The petition was filed in 2006. In between then and the ruling handed down on Thursday, the army lifted the ban on the intersection, thus allowing most of the Palestinians to travel freely. Nevertheless, an estimated 4,000 villagers continued to suffer because they could not travel on the road. The army defended its decision to ban Palestinian travel on security grounds.
But the court ruled that the army had not seriously considered other ways, less damaging to the Palestinians' rights, to protect the settlers. Furthermore, it said the security benefits stemming from the ban were outweighed by the harm caused to the Palestinians.
Although the petitioners presented many arguments against the travel prohibition, the one that was most important to them was expressed in the statement, "We are confronted with military orders based on a policy of separation and discrimination on national-ethnic grounds constituting unjustified and shameful discrimination which violate the fundamental principles of administrative and constitutional law in Israel and international law." Since the court refused to address this argument, it is difficult to know how it will rule in the other cases where the petitioners have made similar charges.

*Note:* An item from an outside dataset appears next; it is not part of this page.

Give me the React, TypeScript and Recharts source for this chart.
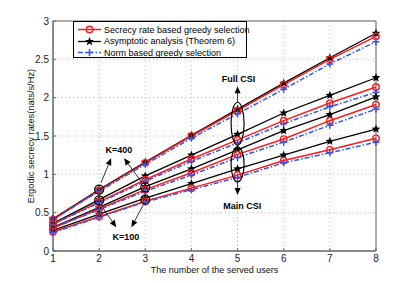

This is true, for example, in the case of Highway 443, which the court is expected to rule on soon. Unlike the small road in the case of Beit Awa, Highway 443 is a main highway linking Jerusalem with the coast.
Tens of thousands of Israelis use the road daily. The army imposed the travel ban against Palestinians on Highway 443 for security reasons, the same argument it used in Beit Awa.
Whatever decision the court comes to, and it appears to leaning towards upholding the travel prohibition in this case, it is almost certain to use the same reasoning, based on the principle of proportionality that it used in the Beit Awa case, and again refuse to address the charges of discrimination and segregation.
Shlomo Vaknin, in charge of security for the Council of Jewish Communities of Judea, Samaria and the Gaza Strip, said opening the road "endangered lives" because it could lead to terror attacks against Israeli drivers.
Created in 1998 and located in the South Hebron Hills 2.5 kilometers away from the pre-1967 border, the Negahot settlement is home to 170 people. In 2003, a Palestinian infiltrated the settlement and killed a seven-month old baby and a 30-year old man.
South Hebron Hills Council head Tzvika Bar-Hai said it was sad that the court felt the settlers' right to life carried less weight than the Palestinians' quality of life.
"Opening the road is a mistake. It would be irresponsible for the army to do so," he said.